Et Yannick Haenel de nous rappeler que sa peinture n’est pas représentation (d’où la stérilité des discours sur le réalisme caravagesque) mais bien présentation au sens de rendre présent. Voilà ce que recherche également Yannick Haenel écrivant et vivant, ce venir en être de Pascal. Et c’est là que son livre a une portée salvatrice, il nous relie avec l’urgence d’être du Caravage.
Peindre, dit-on souvent, c’est conjurer la mort, mettre un voile sur les terreurs du gouffre. Or le crime du Caravage est d’avoir peint depuis ce gouffre, ce que Yannick Haenel nomme le Royaume. Ses fonds noirs sont telles les eaux de Narcisse, c’est la mort qu’il regarde en face. Caravage ne raconte pas d’histoires, ni de mensonges. Il met à nu la violence, le sexe, la grâce.
La vérité au-delà du savoir voilà ce que Caravage nous a offert en 1600. En entourant ses sujets d’une obscurité épaisse, en limitant l’information fournie au spectateur il lui offre du même coup l’opacité. Ce qu’on appellera le ténébrisme occulte la transparence, et ouvre la peinture à un monde de possibles impensables avant. Il rompt ainsi l’alliance entre art et savoir, nouée par l’idée albertienne de l’historia comme base indispensable de chaque composition. Mais pour l’historien d’art Itay Sapir « la révolution caravagesque est peut-être en train de se clore actuellement, avec le retour en force de l’information comme élément fondamental de l’art contemporain. »
On osera espérer que la portée de l’œuvre Caravage, comme celle des peintures rupestres ou des corps convulsés de Bacon dépassera la révolution technologique qui a mis entre nos mains des trous noirs d’un nouveau genre diabolique, des puits sans fonds qui abolissent l’expérience de la rencontre et font écran avec le regard. Quelque chose nous dit pourtant que la politisation et la conceptualisation à l’œuvre dans l’art contemporain ne peuvent se substituer à l’émerveillement qui est à l’origine du regard sur la peinture, et peut-être du regard tout court. Comme le dit Novalis, tout le visible tient par l’invisible.
Dans ce livre Yannick Haenel nous rend à ce miracle, à l’événement magique qui se déroule entre cette toile de lin recouvertes de pigments, la main obéissant à l’œil du Caravage, et nous.

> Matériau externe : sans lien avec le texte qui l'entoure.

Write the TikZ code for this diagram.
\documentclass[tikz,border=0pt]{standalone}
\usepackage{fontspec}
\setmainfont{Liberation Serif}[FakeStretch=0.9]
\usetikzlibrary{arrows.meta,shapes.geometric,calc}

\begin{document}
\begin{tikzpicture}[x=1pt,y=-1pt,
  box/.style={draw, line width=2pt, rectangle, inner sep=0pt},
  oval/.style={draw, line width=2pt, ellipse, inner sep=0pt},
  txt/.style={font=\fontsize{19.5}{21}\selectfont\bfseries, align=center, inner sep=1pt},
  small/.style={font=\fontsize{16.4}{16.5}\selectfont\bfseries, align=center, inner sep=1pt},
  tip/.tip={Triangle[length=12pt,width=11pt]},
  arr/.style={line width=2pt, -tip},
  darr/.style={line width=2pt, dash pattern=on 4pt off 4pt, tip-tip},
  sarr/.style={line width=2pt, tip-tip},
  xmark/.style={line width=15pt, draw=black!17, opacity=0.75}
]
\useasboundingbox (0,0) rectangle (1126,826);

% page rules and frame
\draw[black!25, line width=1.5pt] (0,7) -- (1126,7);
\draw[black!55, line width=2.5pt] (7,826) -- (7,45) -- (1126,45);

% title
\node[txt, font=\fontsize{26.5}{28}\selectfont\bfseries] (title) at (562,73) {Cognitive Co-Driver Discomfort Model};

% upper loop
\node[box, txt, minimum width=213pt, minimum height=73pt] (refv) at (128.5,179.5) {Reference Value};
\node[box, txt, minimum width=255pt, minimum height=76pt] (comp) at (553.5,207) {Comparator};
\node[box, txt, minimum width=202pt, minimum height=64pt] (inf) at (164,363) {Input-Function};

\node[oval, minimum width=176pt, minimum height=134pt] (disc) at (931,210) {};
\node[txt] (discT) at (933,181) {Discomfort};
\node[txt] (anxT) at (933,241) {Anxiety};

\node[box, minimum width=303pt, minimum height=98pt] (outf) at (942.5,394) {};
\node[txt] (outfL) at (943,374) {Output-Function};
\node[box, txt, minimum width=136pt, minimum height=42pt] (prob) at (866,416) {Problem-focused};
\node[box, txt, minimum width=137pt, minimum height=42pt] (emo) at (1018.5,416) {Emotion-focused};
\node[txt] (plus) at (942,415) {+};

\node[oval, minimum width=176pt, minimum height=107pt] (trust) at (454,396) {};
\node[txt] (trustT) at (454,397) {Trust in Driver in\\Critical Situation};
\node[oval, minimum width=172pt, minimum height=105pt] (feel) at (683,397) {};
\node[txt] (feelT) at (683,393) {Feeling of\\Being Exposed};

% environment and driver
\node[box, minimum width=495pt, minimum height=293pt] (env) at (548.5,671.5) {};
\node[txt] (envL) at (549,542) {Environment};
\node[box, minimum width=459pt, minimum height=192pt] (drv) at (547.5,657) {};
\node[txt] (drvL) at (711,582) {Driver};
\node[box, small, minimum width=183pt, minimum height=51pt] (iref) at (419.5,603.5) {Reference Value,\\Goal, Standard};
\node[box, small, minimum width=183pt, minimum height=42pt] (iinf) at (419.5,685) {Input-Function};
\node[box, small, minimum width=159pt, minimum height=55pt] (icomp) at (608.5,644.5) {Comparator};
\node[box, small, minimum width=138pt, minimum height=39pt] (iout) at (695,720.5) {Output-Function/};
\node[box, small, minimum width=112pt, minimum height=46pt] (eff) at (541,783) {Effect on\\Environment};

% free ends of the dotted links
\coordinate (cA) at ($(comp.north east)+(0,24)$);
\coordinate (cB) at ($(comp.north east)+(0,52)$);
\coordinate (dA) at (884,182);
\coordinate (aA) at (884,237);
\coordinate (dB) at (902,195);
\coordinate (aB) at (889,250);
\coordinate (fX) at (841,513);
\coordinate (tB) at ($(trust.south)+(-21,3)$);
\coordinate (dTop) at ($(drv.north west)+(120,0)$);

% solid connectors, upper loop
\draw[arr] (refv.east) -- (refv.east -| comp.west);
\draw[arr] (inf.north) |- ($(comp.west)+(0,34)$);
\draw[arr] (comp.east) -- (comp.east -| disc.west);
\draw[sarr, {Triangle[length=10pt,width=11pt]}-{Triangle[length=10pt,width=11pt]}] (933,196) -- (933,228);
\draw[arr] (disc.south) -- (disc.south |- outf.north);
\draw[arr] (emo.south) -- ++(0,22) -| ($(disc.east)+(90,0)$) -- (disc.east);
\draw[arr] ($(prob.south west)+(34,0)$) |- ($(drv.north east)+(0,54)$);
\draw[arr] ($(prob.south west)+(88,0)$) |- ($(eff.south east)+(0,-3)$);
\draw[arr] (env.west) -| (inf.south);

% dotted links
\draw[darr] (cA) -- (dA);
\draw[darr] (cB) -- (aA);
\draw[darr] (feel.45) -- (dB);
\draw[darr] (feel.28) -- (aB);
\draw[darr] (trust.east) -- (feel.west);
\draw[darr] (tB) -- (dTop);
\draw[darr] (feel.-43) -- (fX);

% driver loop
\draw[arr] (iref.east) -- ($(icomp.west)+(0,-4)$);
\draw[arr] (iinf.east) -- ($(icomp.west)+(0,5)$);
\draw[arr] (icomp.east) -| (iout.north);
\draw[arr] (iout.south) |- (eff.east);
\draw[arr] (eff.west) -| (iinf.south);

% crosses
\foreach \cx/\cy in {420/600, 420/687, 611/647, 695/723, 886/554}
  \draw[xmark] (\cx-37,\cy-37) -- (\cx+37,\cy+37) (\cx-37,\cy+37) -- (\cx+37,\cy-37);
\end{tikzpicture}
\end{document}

Son récit s’ouvre par un tableau et se clôt par un autre. Judith décapitant Holopherne (c’est d’ailleurs une autre version de cette scène qui sera vendue sous le nom de Caravage en juin 2019) et la Décollation de Saint Jean-Baptiste. Deux décapitations en train d’être exécutées.
Entre les deux on déambule dans la vie du Caravage et celle de Yannick Haenel en quête du Verbe, ou de l’Amour, ou de la Vérité (« la peinture comme la littérature accueille l’infini »), jusqu’à en perdre la tête.
Comme si entre ces deux scènes, une « déchirure métaphysique » s’était produite en nous. Voilà, on referme le livre. Rien a changé, tout a changé.
Yannick Haenel, La Solitude Caravage, Fayard, 20 février 2019, 336 pages.